Papież Franciszek do więźniów: Jestem grzesznikiem, jak wy
„Jestem grzesznikiem, jak wy, ale dzisiaj reprezentuję Jezusa, jestem ambasadorem Jezusa” – powiedział papież Franciszek w homilii wygłoszonej w Wielki Czwartek w rzymskim więzieniu Regina Coeli, gdzie odprawił Mszę Wieczerzy Pańskiej.
W tradycyjnym geście papież umył nogi dwunastu więźniom siedmiu narodowości. Byli wśród nich katolicy, prawosławny, buddysta i dwaj muzułmanie.
Franciszek zwracając się do więźniów zachęcił ich: „Bóg nigdy nas nie porzuca, nigdy nie przestaje nam przebaczać”.
„Są ludzie, którzy cierpią, są odrzucani przez społeczeństwo, a Jezus idzie do nich, by powiedzieć: jesteś dla mnie ważny” – mówił papież.
„Ten, kto rządzi, musi służyć, wasz szef musi być waszym sługą” – zaznaczył papież, tłumacząc znaczenie gestu umycia nóg. Czynność tę wykonywali niewolnicy – przypomniał.

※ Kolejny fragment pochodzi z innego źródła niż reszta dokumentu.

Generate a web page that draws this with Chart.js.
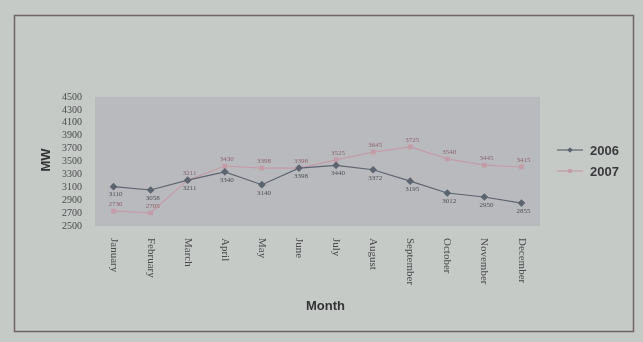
<!DOCTYPE html>
<html lang="en">
<head>
<meta charset="UTF-8">
<title>MW by Month</title>
<script src="https://cdn.jsdelivr.net/npm/chart.js@4"></script>
<style>
  html, body { margin: 0; padding: 0; background: #c6cac7; }
  #wrap { width: 643px; height: 342px; position: relative; }
</style>
</head>
<body>
<div id="wrap"><canvas id="chart" width="643" height="342"></canvas></div>
<script>
// data
const months = ['January', 'February', 'March', 'April', 'May', 'June', 'July',
                'August', 'September', 'October', 'November', 'December'];
const mw2006 = [3110, 3058, 3211, 3340, 3140, 3398, 3440, 3372, 3195, 3012, 2950, 2855];
const mw2007 = [2730, 2705, 3211, 3430, 3398, 3398, 3525, 3645, 3725, 3540, 3445, 3415];
const yTicks = [2500, 2700, 2900, 3100, 3300, 3500, 3700, 3900, 4100, 4300, 4500];

const col2006 = '#5d6470';
const col2007 = '#c49ca8';
const serif = '"Liberation Serif", "DejaVu Serif", serif';
const sans = '"Liberation Sans", Arial, sans-serif';

// frame, plot area, rotated month labels, titles, legend, point labels
const decor = {
  id: 'decor',
  beforeDraw(chart) {
    const ctx = chart.ctx, a = chart.chartArea;
    ctx.save();
    ctx.strokeStyle = '#6e6466';
    ctx.lineWidth = 1.5;
    ctx.strokeRect(14.5, 15.5, 619, 316);
    ctx.fillStyle = '#b9babd';
    ctx.fillRect(a.left, a.top, a.right - a.left, a.bottom - a.top);
    ctx.restore();
  },
  afterDraw(chart) {
    const ctx = chart.ctx, a = chart.chartArea;
    const xs = chart.scales.x;
    ctx.save();
    // month labels, reading top to bottom
    ctx.fillStyle = '#4a4a4c';
    ctx.font = '11px ' + serif;
    ctx.textAlign = 'left';
    ctx.textBaseline = 'middle';
    months.forEach((m, i) => {
      ctx.save();
      ctx.translate(xs.getPixelForValue(i), a.bottom + 12);
      ctx.rotate(Math.PI / 2);
      ctx.fillText(m, 0, 0);
      ctx.restore();
    });
    // axis titles
    ctx.fillStyle = '#333336';
    ctx.font = 'bold 13px ' + sans;
    ctx.textAlign = 'center';
    ctx.fillText('Month', (a.left + a.right) / 2 + 8, 306);
    ctx.save();
    ctx.translate(46, 160);
    ctx.rotate(-Math.PI / 2);
    ctx.fillText('MW', 0, 0);
    ctx.restore();
    // point labels
    ctx.font = '7px ' + serif;
    const meta0 = chart.getDatasetMeta(0), meta1 = chart.getDatasetMeta(1);
    meta0.data.forEach((p, i) => {
      ctx.fillStyle = '#4c4f58';
      ctx.fillText(String(mw2006[i]), p.x + 2, p.y + 8);
    });
    meta1.data.forEach((p, i) => {
      ctx.fillStyle = '#8a6470';
      ctx.fillText(String(mw2007[i]), p.x + 2, p.y - 7);
    });
    // legend
    const items = [['2006', col2006, 'rectRot', 150], ['2007', col2007, 'rect', 171]];
    items.forEach(([txt, c, shape, y]) => {
      ctx.strokeStyle = c;
      ctx.lineWidth = 1.2;
      ctx.beginPath();
      ctx.moveTo(557, y);
      ctx.lineTo(583, y);
      ctx.stroke();
      ctx.fillStyle = c;
      Chart.helpers.drawPoint(ctx, { pointStyle: shape, radius: 2.5, rotation: 0 }, 570, y);
      ctx.fill();
      ctx.fillStyle = '#3a3a3e';
      ctx.font = 'bold 13px ' + sans;
      ctx.textAlign = 'left';
      ctx.fillText(txt, 590, y + 1);
    });
    ctx.restore();
  }
};

new Chart(document.getElementById('chart'), {
  type: 'line',
  data: {
    labels: months,
    datasets: [
      {
        label: '2006', data: mw2006,
        borderColor: col2006, backgroundColor: col2006,
        borderWidth: 1.2, pointStyle: 'rectRot', pointRadius: 3,
        tension: 0
      },
      {
        label: '2007', data: mw2007,
        borderColor: col2007, backgroundColor: col2007,
        borderWidth: 1.2, pointStyle: 'rect', pointRadius: 2.5,
        tension: 0
      }
    ]
  },
  options: {
    responsive: false,
    animation: false,
    layout: { padding: { top: 97, right: 103, bottom: 0, left: 0 } },
    plugins: { legend: { display: false }, tooltip: { enabled: false } },
    scales: {
      x: {
        offset: true,
        ticks: { display: false },
        grid: { display: false, offset: true },
        border: { display: false },
        afterFit(s) { s.height = 116; }
      },
      y: {
        min: 2500, max: 4500,
        afterBuildTicks(s) { s.ticks = yTicks.map(v => ({ value: v })); },
        afterFit(s) { s.width = 95; },
        ticks: {
          autoSkip: false,
          callback: v => String(v),
          color: '#4a4a4c',
          font: { family: serif, size: 10 },
          padding: 5
        },
        grid: { display: false },
        border: { display: false }
      }
    }
  },
  plugins: [decor]
});
</script>
</body>
</html>
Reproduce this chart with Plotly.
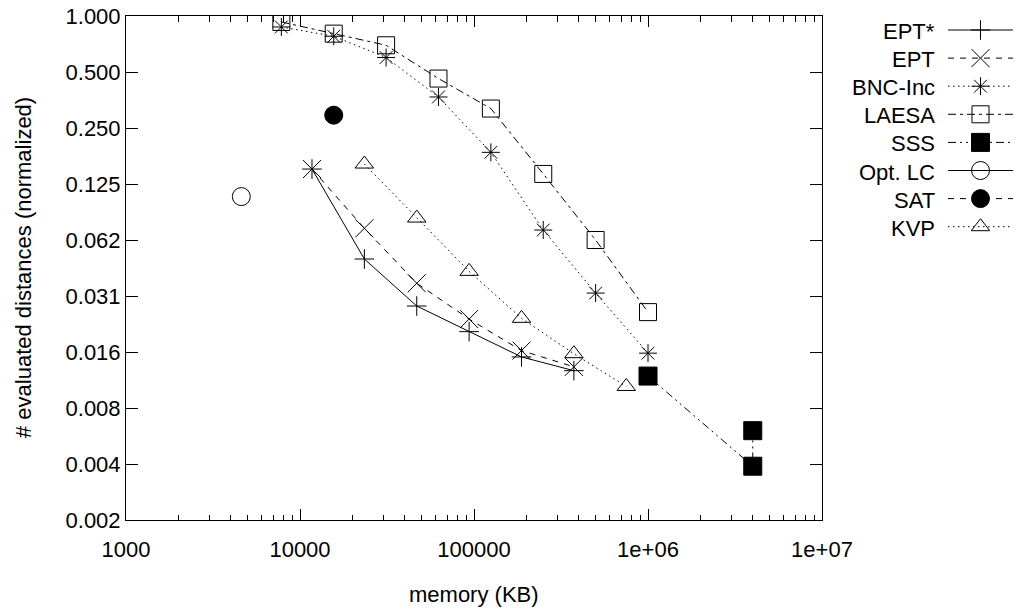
import math
import plotly.graph_objects as go

# ---------------- data ----------------
ept_star_mem = [11718.75, 23437.5, 46875, 93750, 187500, 375000]
ept_star_dist = [0.1504, 0.0494, 0.0276, 0.0201, 0.0147, 0.0124]

ept_mem = [11718.75, 23437.5, 46875, 93750, 187500, 375000]
ept_dist = [0.1504, 0.0722, 0.0366, 0.0235, 0.0159, 0.0130]

bnc_mem = [7812.5, 15625, 31250, 62500, 125000, 250000, 500000, 1000000]
bnc_dist = [0.873, 0.778, 0.598, 0.367, 0.185, 0.0707, 0.0324, 0.0154]

laesa_mem = [7812.5, 15625, 31250, 62500, 125000, 250000, 500000, 1000000]
laesa_dist = [0.929, 0.804, 0.696, 0.461, 0.318, 0.1416, 0.0625, 0.0256]

sss_mem = [1000000, 4000000, 4000000]
sss_dist = [0.0116, 0.0038, 0.0059]

optlc_mem = [4600]
optlc_dist = [0.107]

sat_mem = [15625]
sat_dist = [0.293]

kvp_mem = [23437.5, 46875, 93750, 187500, 375000, 750000]
kvp_dist = [0.160, 0.0820, 0.0424, 0.0237, 0.0153, 0.0102]

x_tick_vals = [1e3, 1e4, 1e5, 1e6, 1e7]
x_tick_text = ["1000", "10000", "100000", "1e+06", "1e+07"]
y_tick_vals = [2.0 ** -k for k in range(9, -1, -1)]
y_tick_text = ["0.002", "0.004", "0.008", "0.016", "0.031", "0.062",
               "0.125", "0.250", "0.500", "1.000"]

# ---------------- styles ----------------
series = [
    ("EPT*", ept_star_mem, ept_star_dist, dict(symbol="cross-thin-open", size=14), "solid"),
    ("EPT", ept_mem, ept_dist, dict(symbol="x-thin-open", size=18), "6px,6px"),
    ("BNC-Inc", bnc_mem, bnc_dist, dict(symbol="asterisk-open", size=15), "1.5px,3.5px"),
    ("LAESA", laesa_mem, laesa_dist, dict(symbol="square-open", size=17), "8px,4px,3px,4px"),
    ("SSS", sss_mem, sss_dist, dict(symbol="square", size=18), "8px,4px,2px,4px,2px,4px"),
    ("Opt. LC", optlc_mem, optlc_dist, dict(symbol="circle-open", size=18), "solid"),
    ("SAT", sat_mem, sat_dist, dict(symbol="circle", size=18), "6px,6px"),
    ("KVP", kvp_mem, kvp_dist, dict(symbol="triangle-up-open", size=16), "1.5px,3.5px"),
]

FONT = "Liberation Sans, Arial, Helvetica, sans-serif"
FS = 22
W, H = 1018, 610
ML, MR, MT, MB = 126, 5, 16, 90
PLOT_R = 822
paper_w = W - ML - MR
paper_h = H - MT - MB
main_dom = (PLOT_R - ML) / paper_w

fig = go.Figure()

for name, xs, ys, mk, dash in series:
    fig.add_trace(go.Scatter(
        x=xs, y=ys, mode="lines+markers", name=name, showlegend=False,
        line=dict(color="black", width=1, dash=dash),
        marker=dict(symbol=mk["symbol"], size=mk["size"], color="black",
                    line=dict(color="black", width=1)),
        xaxis="x", yaxis="y",
    ))

# ---------------- custom legend (gnuplot style: text left, sample right) ----------------
row_top = 30.0
row_step = 28.1
sample_l, sample_r = 948, 1013
text_r = 937
annotations = []
for i, (name, xs, ys, mk, dash) in enumerate(series):
    ry = row_top + i * row_step - MT
    fig.add_trace(go.Scatter(
        x=[0, 1], y=[ry, ry], mode="lines", showlegend=False, hoverinfo="skip",
        line=dict(color="black", width=1, dash=dash), xaxis="x2", yaxis="y2"))
    fig.add_trace(go.Scatter(
        x=[0.5], y=[ry], mode="markers", showlegend=False, hoverinfo="skip",
        marker=dict(symbol=mk["symbol"], size=mk["size"], color="black",
                    line=dict(color="black", width=1)),
        xaxis="x2", yaxis="y2"))
    annotations.append(dict(
        text=name, xref="paper", yref="y2", x=(text_r - ML) / paper_w, y=ry + 1.5,
        xanchor="right", yanchor="middle", showarrow=False,
        font=dict(family=FONT, size=FS, color="black")))

# axis titles
annotations.append(dict(
    text="memory (KB)", xref="paper", yref="paper",
    x=(474 - ML) / paper_w, y=-(594 - (H - MB)) / paper_h,
    xanchor="center", yanchor="middle", showarrow=False,
    font=dict(family=FONT, size=FS, color="black")))
annotations.append(dict(
    text="# evaluated distances (normalized)", xref="paper", yref="paper",
    x=(23 - ML) / paper_w, y=0.5, textangle=-90,
    xanchor="center", yanchor="middle", showarrow=False,
    font=dict(family=FONT, size=FS, color="black")))

minor_x = [m * 10 ** e for e in range(3, 7) for m in range(2, 10)]

fig.update_layout(
    template="none",
    width=W, height=H, autosize=False,
    margin=dict(l=ML, r=MR, t=MT, b=MB, pad=0, autoexpand=False),
    paper_bgcolor="white", plot_bgcolor="white",
    font=dict(family=FONT, size=FS, color="black"),
    showlegend=False,
    annotations=annotations,
    xaxis=dict(
        type="log", range=[3, 7], domain=[0, main_dom], automargin=False,
        tickvals=x_tick_vals, ticktext=x_tick_text, ticklabelstandoff=10,
        ticks="inside", ticklen=11, tickwidth=1, tickcolor="black",
        showline=True, linecolor="black", linewidth=1, mirror="ticks",
        showgrid=False, zeroline=False,
        minor=dict(tickvals=minor_x, ticks="inside", ticklen=5.5,
                   tickwidth=1, tickcolor="black", showgrid=False),
        tickfont=dict(family=FONT, size=FS, color="black"),
    ),
    yaxis=dict(
        type="log", range=[math.log10(2.0 ** -9), 0], domain=[0, 1], automargin=False,
        tickvals=y_tick_vals, ticktext=y_tick_text,
        ticks="inside", ticklen=12, tickwidth=1, tickcolor="black",
        showline=True, linecolor="black", linewidth=1, mirror="ticks",
        showgrid=False, zeroline=False,
        tickfont=dict(family=FONT, size=FS, color="black"),
    ),
    xaxis2=dict(domain=[(sample_l - ML) / paper_w, (sample_r - ML) / paper_w],
                range=[0, 1], visible=False, fixedrange=True, anchor="y2",
                automargin=False),
    yaxis2=dict(domain=[0, 1], range=[paper_h, 0], visible=False,
                fixedrange=True, anchor="x2", automargin=False),
)

fig.write_html("out.html")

Następnie wyjaśnił: „Jezus obala ten historyczny i kulturowy zwyczaj epoki, ale także dzisiaj mądry szef, gdziekolwiek by był, musi służyć”.
„Pomyślmy o przeszłości. Gdyby przywódcy zrozumieli nauczanie Jezusa, gdyby zamiast być okrutnymi i zabijać ludzi, zrobili to” – mówił Franciszek, nawiązując do gestu służenia innym.
„Do ilu wojen by nie doszło” – zauważył.
Od początku pontyfikatu w 2013 roku papież odprawia Mszę Świętą Wieczerzy Pańskiej poza Watykanem. Był w kilku więzieniach, ośrodku dla uchodźców i w klinice.